Del 66 y el 70, en que prácticamente dejamos de frecuentar los charcos de la Garganta de Millán, de la Venta del Alférez o del “Mehnunco», en el arroyo Marroquí, que todavía en aquella década mantenía caudal por los días de verano, sin secarse como ahora a principios de junio, sustituidos por los más cercanos al pueblo de la Cañada de los Gamonales (“El Lejío”, como llamábamos nosotros el lugar con sus antiguos tejares abandonados), nuestras veranos en Los Bujeos, a un paso del alcornocal, fueron cobrando en nuestros recuerdos y nuestra imaginación unas proporciones míticas.
Fueron casi cuatro años de destierro, solo interrumpido por breves estancias de fin de semana a partir del 68 –aún guardo memoría de la primera en el tiempo– y fuera de la temporada estival, durante los que fuimos desarrollando una añoranza solo saciada, por fin, en el verano del 71, cuando nuestro padre, al ser sustituidos como profesores los diplomados por licenciados en el CLA, dejó su trabajo allí y retomó su actividad como labrador y ganadero en Los Bujeos, a cuya casa volveríamos durante un lustro más casi todo el verano completo y a veces hasta después del Día de la Patrona, el ocho de septiembre, o en las puertas de la fería, que comenzaba unos días después, el 13.
Durante ese breve exilio, que a nosotros se nos hizo una eternidad y durante el cual una cantante dientuda ganó el Festival de Eurovisión, casi al tiempo en que (lo supimos más tarde) los estudiantes galos se amotinaban en las calles de París y un año más tarde el hombre ponía por vez primera el pie en la Luna, alimentamos sueños despiertos de un regreso posible. Y entretanto fuimos mitigando la añoranza con la novedad que durante meses nos brindó nuestra flamante casa, primero, y la adquisición del primer televisor (de la marca Delka), poco tiempo después, con la advertencia temprana por parte de mi padre de que su abuso idiotizaba, para celebrar que nuestro hermano mayor aprobó la reválida del ingreso en el bachillerato elemental, cuyas clases iba a iniciar en el curso siguiente en un edificio que, desde la vecindad con el Convento, habíamos visto cómo iba dejando de ser un esqueleto informe de hormigón y hierro para convertirse en un local funcional, de trazas modernas, donde trabajaría nuestro padre y al que acompañaríamos de vez en cuando durante tres o cuatro veranos para leer tebeos de Tintín en la biblioteca, mientras él impartía las clases de repaso a los alumnos que los catedráticos del instituto Padre Luis Coloma de Jerez mandaban a septiembre, o para asistir a estas clases por pura afición.

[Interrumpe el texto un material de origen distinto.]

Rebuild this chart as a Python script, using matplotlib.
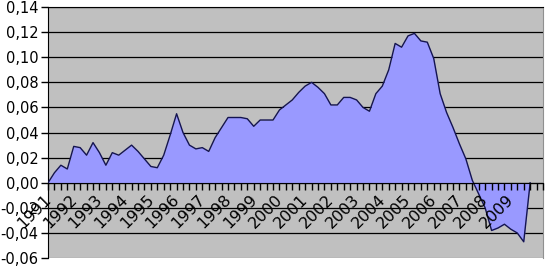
import numpy as np
import matplotlib.pyplot as plt
import matplotlib.transforms as mtransforms
from matplotlib.ticker import FixedLocator

# quarterly values, 1991Q1 .. 2009Q4 (last one back to zero)
values = [0.000, 0.008, 0.014, 0.011, 0.029, 0.028, 0.022, 0.032,
          0.024, 0.014, 0.024, 0.022, 0.026, 0.030, 0.025, 0.019,
          0.013, 0.012, 0.022, 0.038, 0.055, 0.040, 0.030, 0.027,
          0.028, 0.025, 0.036, 0.044, 0.052, 0.052, 0.052, 0.051,
          0.045, 0.050, 0.050, 0.050, 0.058, 0.062, 0.066, 0.072,
          0.077, 0.080, 0.076, 0.071, 0.062, 0.062, 0.068, 0.068,
          0.066, 0.060, 0.057, 0.071, 0.077, 0.090, 0.111, 0.108,
          0.117, 0.119, 0.113, 0.112, 0.099, 0.071, 0.056, 0.044,
          0.031, 0.019, 0.002, -0.009, -0.020, -0.038, -0.036, -0.033,
          -0.037, -0.040, -0.047, 0.000]
years = [str(y) for y in range(1991, 2010)]
yticks = [-0.06, -0.04, -0.02, 0.00, 0.02, 0.04, 0.06, 0.08, 0.10, 0.12, 0.14]
ylabels = ['%.2f' % v for v in yticks]
ylabels = [s.replace('.', ',') for s in ylabels]

fig = plt.figure(figsize=(5.5, 2.7), dpi=100)
ax = fig.add_axes([0.0873, 0.044, 0.9, 0.930])

# x axis crosses at zero (set first: moving the spine resets the ticks)
ax.spines['bottom'].set_position(('data', 0))
ax.spines['bottom'].set_zorder(4)
ax.spines['left'].set_color('black')
ax.spines['top'].set_color('black')
ax.spines['right'].set_color('#909090')

x = np.arange(len(values))
ax.set_facecolor('#c0c0c0')
for v in yticks:
    ax.axhline(v, color='black' if v > -0.05 else '#909090', lw=0.9, zorder=1)
ax.fill_between(x, values, 0, color='#9999ff', lw=0, zorder=2)
ax.plot(x, values, color='#141450', lw=1.0, zorder=3)

ax.set_xlim(0, 77)
ax.set_ylim(-0.06, 0.14)

ax.tick_params(axis='y', direction='out', length=5, width=1, pad=2)
ax.tick_params(axis='x', which='both', direction='out', length=5, width=1,
               labelbottom=False)
ax.set_yticks(yticks)
ax.set_yticklabels(ylabels, fontsize=10.5)
ax.xaxis.set_minor_locator(FixedLocator(range(0, 78)))
ax.xaxis.set_major_locator(FixedLocator(range(0, 73, 4)))
ax.xaxis.set_zorder(5)

# year labels, slanted, hanging just under the zero line
shift = mtransforms.ScaledTranslation(6 / 100, -9 / 100, fig.dpi_scale_trans)
for i, yr in enumerate(years):
    ax.text(i * 4, 0, yr, rotation=45, ha='right', va='top', fontsize=11.5,
            transform=ax.transData + shift, zorder=6, clip_on=False)

plt.savefig('out.png', dpi=100)
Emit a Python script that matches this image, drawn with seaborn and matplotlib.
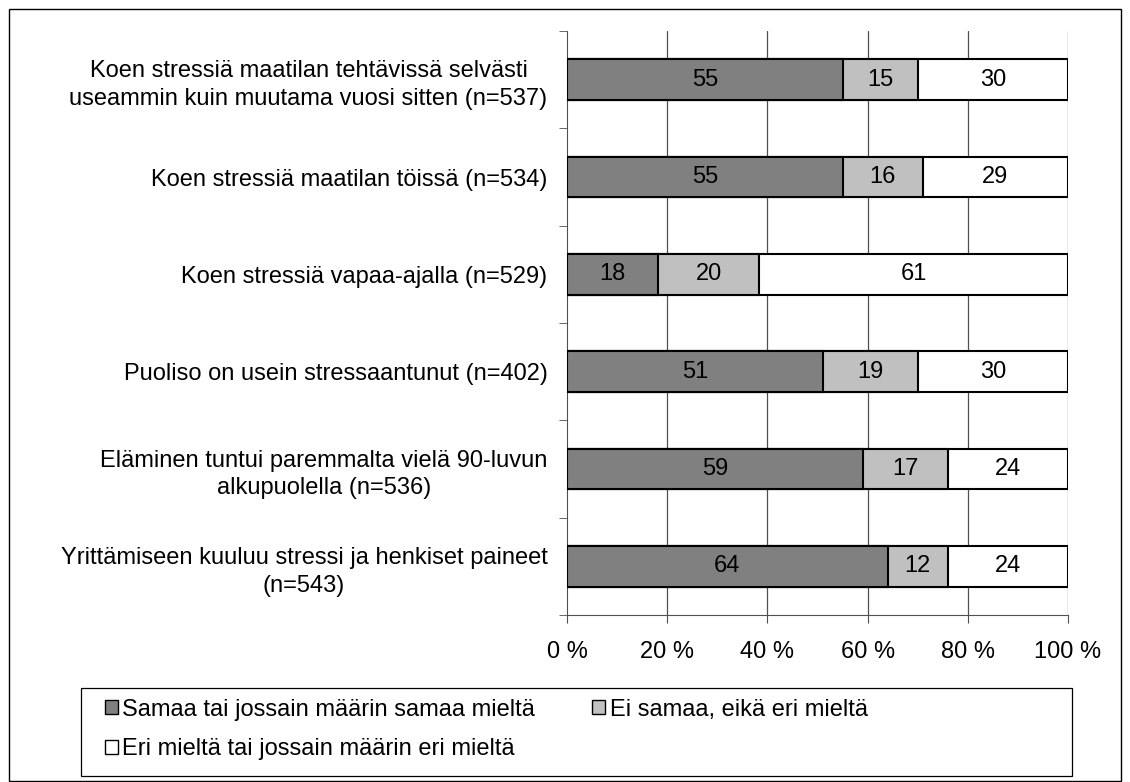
import pandas as pd
import seaborn as sns
import matplotlib.pyplot as plt
from matplotlib.patches import Patch, Rectangle

kysymykset = [
    "Koen stressiä maatilan tehtävissä selvästi\nuseammin kuin muutama vuosi sitten (n=537)",
    "Koen stressiä maatilan töissä (n=534)",
    "Koen stressiä vapaa-ajalla (n=529)",
    "Puoliso on usein stressaantunut (n=402)",
    "Eläminen tuntui paremmalta vielä 90-luvun\nalkupuolella (n=536)",
    "Yrittämiseen kuuluu stressi ja henkiset paineet\n(n=543)",
]
samaa = [55, 55, 18, 51, 59, 64]
ei_samaa_eika_eri = [15, 16, 20, 19, 17, 12]
eri = [30, 29, 61, 30, 24, 24]

sarjat = ["Samaa tai jossain määrin samaa mieltä",
          "Ei samaa, eikä eri mieltä",
          "Eri mieltä tai jossain määrin eri mieltä"]
varit = ["#808080", "#c0c0c0", "#ffffff"]

df = pd.DataFrame({"kysymys": kysymykset, "s1": samaa, "s2": ei_samaa_eika_eri, "s3": eri})
summa = df[["s1", "s2", "s3"]].sum(axis=1)
df["c1"] = df["s1"] / summa * 100
df["c2"] = (df["s1"] + df["s2"]) / summa * 100
df["c3"] = (df["s1"] + df["s2"] + df["s3"]) / summa * 100

sns.set_style("white")
plt.rcParams['font.family'] = ['Liberation Sans', 'DejaVu Sans']
plt.rcParams['text.color'] = 'black'
plt.rcParams['xtick.labelcolor'] = 'black'
plt.rcParams['ytick.labelcolor'] = 'black'
FS = 17

fig = plt.figure(figsize=(11.3, 7.82), dpi=100)
ax = fig.add_axes([567/1130, 1 - 615/782, (1068 - 567)/1130, (615 - 31)/782])

# pinotut palkit: kumulatiiviset summat suurimmasta pienimpään
for col, vari in zip(["c3", "c2", "c1"], varit[::-1]):
    sns.barplot(data=df, x=col, y="kysymys", orient="h", color=vari,
                edgecolor="black", linewidth=1.5, width=0.42, ax=ax, zorder=3,
                saturation=1)

for i, r in df.iterrows():
    ax.text(r["c1"] / 2, i, str(r["s1"]), ha="center", va="center", fontsize=FS, zorder=5)
    ax.text((r["c1"] + r["c2"]) / 2, i, str(r["s2"]), ha="center", va="center", fontsize=FS, zorder=5)
    ax.text((r["c2"] + r["c3"]) / 2, i, str(r["s3"]), ha="center", va="center", fontsize=FS, zorder=5)

ax.set_xlim(0, 100)
ax.set_ylim(5.5, -0.5)
ax.set_xticks([0, 20, 40, 60, 80, 100])
ax.set_xticklabels([f"{v} %" for v in [0, 20, 40, 60, 80, 100]], fontsize=FS)
ax.set_xlabel("")
ax.set_ylabel("")
for v in [20, 40, 60, 80, 100]:
    ax.axvline(v, color="#505050", linewidth=0.9, zorder=1)

ax.set_yticks(range(len(kysymykset)))
ax.set_yticklabels(kysymykset, fontsize=FS, multialignment="center", linespacing=1.35)
ax.set_yticks([i - 0.5 for i in range(len(kysymykset) + 1)], minor=True)
ax.tick_params(axis="y", which="major", length=0, pad=14)
ax.tick_params(axis="y", which="minor", length=6, color="#505050", direction="out", left=True)
ax.tick_params(axis="x", length=6, color="#505050", direction="out", bottom=True, pad=13)

for s in ["top", "right"]:
    ax.spines[s].set_visible(False)
ax.spines["left"].set_color("#505050")
ax.spines["bottom"].set_color("#505050")

kahvat = [Patch(facecolor=v, edgecolor="black", linewidth=1) for v in varit]
jarj = [0, 2, 1]
leg = fig.legend([kahvat[i] for i in jarj], [sarjat[i] for i in jarj], ncol=2,
                 loc="upper left", bbox_to_anchor=(100/1130, 1 - 694/782),
                 bbox_transform=fig.transFigure, fontsize=FS, frameon=False,
                 handlelength=0.55, handleheight=0.55, handletextpad=0.2,
                 borderaxespad=0, labelspacing=0.75, borderpad=0.2,
                 columnspacing=2.4)

# legendan kehys ja koko kuvan kehys
fig.patches.append(Rectangle((81/1130, 1 - 776/782), (1072 - 81)/1130, (776 - 688)/782,
                             transform=fig.transFigure, fill=False,
                             edgecolor="black", linewidth=0.9))
fig.patches.append(Rectangle((9/1130, 1/782), (1121 - 9)/1130, (781 - 9)/782,
                             transform=fig.transFigure, fill=False,
                             edgecolor="black", linewidth=1))

fig.savefig("out.png", dpi=100)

El nuevo edificio nos recordaba los estudios de TVE en Prado del Rey, el de Madrid, no el pueblo homónimo de al lado y que tardaríamos en conocer a pesar de su vecindad, porque entonces no viajábamos sin un motivo. Hasta entonces apenas habíamos viajado y nuestros destinos no habían ido más allá de Jerez de la Frontera o de Ronda, y en ese periodo apenas lo hicimos con más frecuencia y mucho más lejos, con alguna excepción que nos llevó a conocer el mar, del que ya nos habíamos formado una imagen previa, amortiguadora del impacto de la experiencia, por las películas de piratas y, sobre todo, por la serie televisiva “Viaje al fondo del mar”, una de nuestras preferidas. Fueron viajes, estos últimos, propiciados por los intercambios en vacaciones que practicaban en nuestra familia con unos primos hermanos (hijos de la hermana de mi madre) de parecida edad a la nuestra, que entonces vivían en Villamartín. Cada uno de nosotros, excepto Miguel, líder nato por ello de todos, tenía su correspondiente primo de idéntica o aproximada edad. Nuestros primos solían hacer apretujados en el coche familiar excursiones domingueras a la playa y nuestra estancias de varios días o semanas en su casa en contrapartida de la suya en la nuestra, nos permitió a mí y a mis hermanos tener sucesivamente nuestra primera y hasta segunda experiencia marítima, tanto como ellos la tuvieron de los amaneceres en el campo, de las labores en la era o las excursiones en caballerías varias, entre las que no faltaban burdéganos y asnos, a los charcos próximos ya por la tarde cuando el calor aflojaba. Esos intercambios con sus excursiones a la playa, bien a Marbella o a Los Puertos, y otras experiencias como la de poder estar en la plaza del pueblo hasta las tantas contando las películas que ponían en el cine de verano Andalucía o recreando e interpretando los argumentos de miedo (antes de leer y tener noticia de Poe) de las historias para no dormir que ponían en la tele eran otros tantos sucedáneos, como el de la variedad de juegos en la calle, que apenas si nos hacían perder la conciencia de nuestro destierro estival.
En ese proceso seguimos todos los veranos desde entonces, entre el exilio resignado y la promesa no siempre cumplida de un regreso cada vez más problemático y lejano.